## Start

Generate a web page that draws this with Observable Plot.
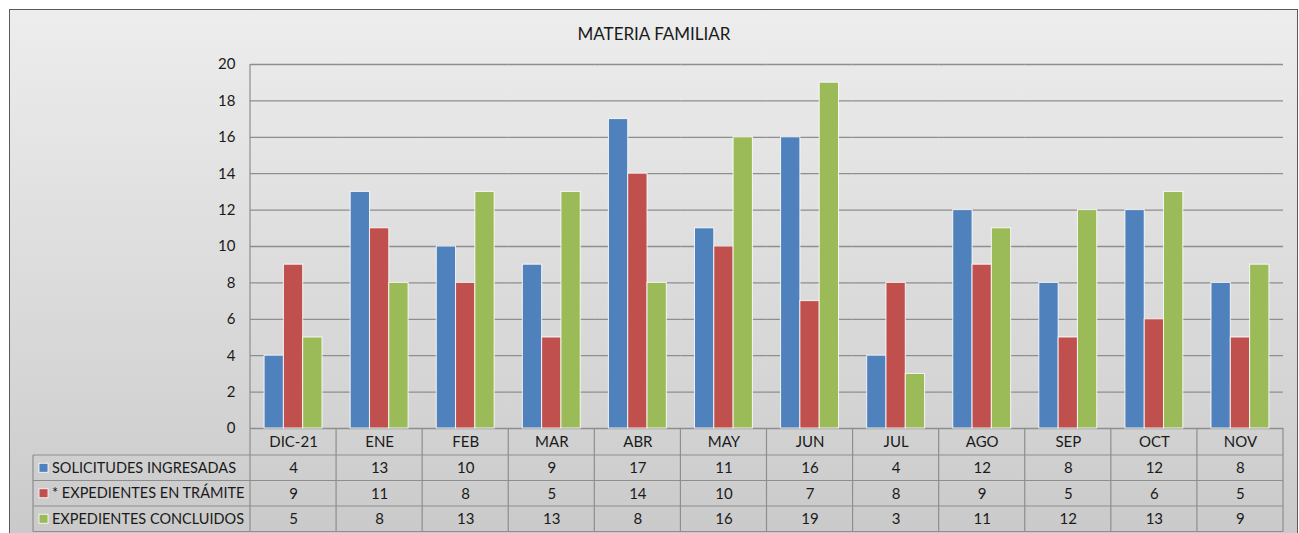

## End
## Start

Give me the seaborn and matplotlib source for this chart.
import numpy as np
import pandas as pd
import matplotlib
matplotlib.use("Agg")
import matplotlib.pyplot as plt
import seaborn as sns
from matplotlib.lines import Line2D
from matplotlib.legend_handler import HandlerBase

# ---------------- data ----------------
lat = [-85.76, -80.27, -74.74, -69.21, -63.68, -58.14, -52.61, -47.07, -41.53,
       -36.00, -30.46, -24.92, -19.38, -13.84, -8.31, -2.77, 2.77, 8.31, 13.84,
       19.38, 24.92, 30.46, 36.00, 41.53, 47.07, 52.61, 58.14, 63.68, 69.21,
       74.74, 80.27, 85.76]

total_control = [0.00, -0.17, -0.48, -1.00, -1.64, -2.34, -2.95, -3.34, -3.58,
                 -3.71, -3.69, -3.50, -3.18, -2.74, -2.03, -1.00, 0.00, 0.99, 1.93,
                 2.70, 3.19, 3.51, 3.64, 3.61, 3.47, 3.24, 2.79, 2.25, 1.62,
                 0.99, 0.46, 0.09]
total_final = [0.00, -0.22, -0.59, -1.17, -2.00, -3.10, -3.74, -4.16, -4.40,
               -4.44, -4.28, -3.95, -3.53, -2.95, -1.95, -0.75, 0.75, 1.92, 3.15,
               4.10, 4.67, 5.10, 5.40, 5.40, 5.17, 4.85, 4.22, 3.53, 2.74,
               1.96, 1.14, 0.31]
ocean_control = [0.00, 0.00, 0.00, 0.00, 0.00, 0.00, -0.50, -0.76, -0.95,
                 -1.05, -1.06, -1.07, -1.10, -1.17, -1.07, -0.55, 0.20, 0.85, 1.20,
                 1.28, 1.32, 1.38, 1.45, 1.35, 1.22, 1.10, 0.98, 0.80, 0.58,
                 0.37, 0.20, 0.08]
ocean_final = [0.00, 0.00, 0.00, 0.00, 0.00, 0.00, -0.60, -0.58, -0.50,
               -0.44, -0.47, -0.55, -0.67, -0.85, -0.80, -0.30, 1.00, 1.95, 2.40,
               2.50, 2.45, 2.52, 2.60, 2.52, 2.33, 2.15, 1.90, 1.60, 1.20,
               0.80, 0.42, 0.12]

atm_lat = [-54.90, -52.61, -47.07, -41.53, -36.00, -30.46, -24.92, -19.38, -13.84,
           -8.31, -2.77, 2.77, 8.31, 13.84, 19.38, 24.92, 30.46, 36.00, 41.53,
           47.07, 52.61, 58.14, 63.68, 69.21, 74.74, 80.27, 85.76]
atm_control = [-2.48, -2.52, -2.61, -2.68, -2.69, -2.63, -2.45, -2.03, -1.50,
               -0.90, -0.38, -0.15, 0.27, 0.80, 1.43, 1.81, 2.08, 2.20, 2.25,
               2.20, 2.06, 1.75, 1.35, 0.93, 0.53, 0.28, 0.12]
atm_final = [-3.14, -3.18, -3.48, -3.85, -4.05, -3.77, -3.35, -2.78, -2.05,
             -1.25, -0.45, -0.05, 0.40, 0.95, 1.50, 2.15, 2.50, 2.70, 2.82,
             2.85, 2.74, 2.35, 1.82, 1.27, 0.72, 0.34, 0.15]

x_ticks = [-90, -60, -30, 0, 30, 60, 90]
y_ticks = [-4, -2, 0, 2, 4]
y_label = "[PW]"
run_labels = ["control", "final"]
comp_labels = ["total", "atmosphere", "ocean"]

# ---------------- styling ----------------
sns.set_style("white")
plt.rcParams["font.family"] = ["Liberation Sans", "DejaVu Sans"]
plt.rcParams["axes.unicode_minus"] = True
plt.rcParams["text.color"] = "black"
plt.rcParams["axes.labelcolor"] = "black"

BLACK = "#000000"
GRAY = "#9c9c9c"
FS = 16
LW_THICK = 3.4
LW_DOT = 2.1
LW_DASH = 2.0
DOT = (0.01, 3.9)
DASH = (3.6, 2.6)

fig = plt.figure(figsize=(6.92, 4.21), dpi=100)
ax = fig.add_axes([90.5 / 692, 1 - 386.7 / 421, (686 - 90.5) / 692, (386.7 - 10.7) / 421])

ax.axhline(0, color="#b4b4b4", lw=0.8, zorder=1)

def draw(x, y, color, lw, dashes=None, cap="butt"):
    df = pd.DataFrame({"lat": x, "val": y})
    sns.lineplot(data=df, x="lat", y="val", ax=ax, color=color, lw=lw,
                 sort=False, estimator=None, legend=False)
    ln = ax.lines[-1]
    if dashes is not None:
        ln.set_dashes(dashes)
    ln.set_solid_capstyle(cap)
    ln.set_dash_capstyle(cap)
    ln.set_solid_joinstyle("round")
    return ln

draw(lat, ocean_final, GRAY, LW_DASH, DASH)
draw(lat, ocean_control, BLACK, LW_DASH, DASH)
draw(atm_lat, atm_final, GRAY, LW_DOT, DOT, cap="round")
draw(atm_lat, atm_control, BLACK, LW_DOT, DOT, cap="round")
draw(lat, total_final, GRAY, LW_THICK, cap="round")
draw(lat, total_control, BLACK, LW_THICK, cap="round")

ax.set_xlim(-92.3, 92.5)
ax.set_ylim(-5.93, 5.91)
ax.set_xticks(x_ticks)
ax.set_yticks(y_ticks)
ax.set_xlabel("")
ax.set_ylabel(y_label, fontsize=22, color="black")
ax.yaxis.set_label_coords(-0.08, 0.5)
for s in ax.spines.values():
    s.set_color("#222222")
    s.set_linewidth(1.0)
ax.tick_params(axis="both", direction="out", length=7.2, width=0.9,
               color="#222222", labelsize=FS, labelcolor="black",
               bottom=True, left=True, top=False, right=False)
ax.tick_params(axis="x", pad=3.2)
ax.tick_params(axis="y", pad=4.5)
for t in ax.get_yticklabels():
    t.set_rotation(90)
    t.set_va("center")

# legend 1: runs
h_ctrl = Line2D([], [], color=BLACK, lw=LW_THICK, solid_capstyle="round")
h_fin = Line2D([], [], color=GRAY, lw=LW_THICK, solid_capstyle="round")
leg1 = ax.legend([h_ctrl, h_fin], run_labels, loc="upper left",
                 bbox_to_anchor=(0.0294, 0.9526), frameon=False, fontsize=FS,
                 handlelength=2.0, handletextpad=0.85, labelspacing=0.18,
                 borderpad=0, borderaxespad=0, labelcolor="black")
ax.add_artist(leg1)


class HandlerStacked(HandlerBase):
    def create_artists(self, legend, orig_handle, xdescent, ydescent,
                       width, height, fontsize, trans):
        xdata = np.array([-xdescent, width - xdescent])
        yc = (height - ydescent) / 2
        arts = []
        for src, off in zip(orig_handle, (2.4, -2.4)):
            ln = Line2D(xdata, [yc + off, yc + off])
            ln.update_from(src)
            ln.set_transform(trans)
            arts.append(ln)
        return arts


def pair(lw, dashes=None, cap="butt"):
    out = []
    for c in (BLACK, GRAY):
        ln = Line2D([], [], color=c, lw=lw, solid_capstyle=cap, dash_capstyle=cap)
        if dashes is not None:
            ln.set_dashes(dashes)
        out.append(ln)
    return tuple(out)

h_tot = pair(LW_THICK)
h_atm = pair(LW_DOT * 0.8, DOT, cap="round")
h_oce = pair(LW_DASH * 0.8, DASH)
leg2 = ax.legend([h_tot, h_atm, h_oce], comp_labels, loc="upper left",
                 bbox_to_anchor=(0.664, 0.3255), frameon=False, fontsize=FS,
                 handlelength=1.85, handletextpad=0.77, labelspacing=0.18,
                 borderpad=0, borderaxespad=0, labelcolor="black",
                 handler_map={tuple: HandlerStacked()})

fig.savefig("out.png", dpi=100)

## End
## Start

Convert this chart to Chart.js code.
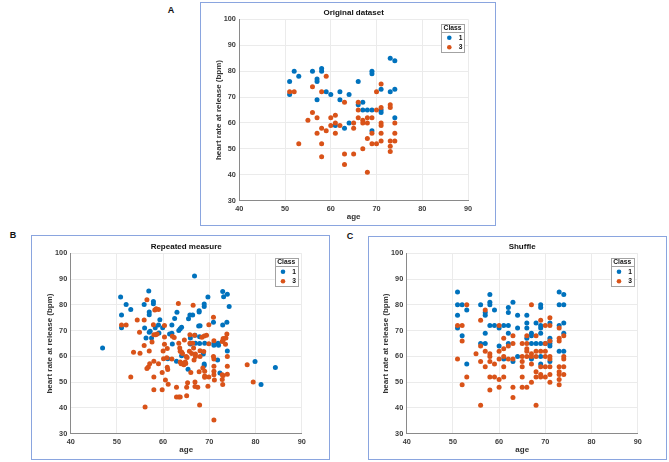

## End

§ Given task: From the entries above, give again exactly the lines running from the line with "Give me the" to the line with "from matplotlib.legend_handler import"; include both of those lines.

§ Complete answer:
Give me the seaborn and matplotlib source for this chart.
import numpy as np
import pandas as pd
import matplotlib
matplotlib.use("Agg")
import matplotlib.pyplot as plt
import seaborn as sns
from matplotlib.lines import Line2D
from matplotlib.legend_handler import HandlerBase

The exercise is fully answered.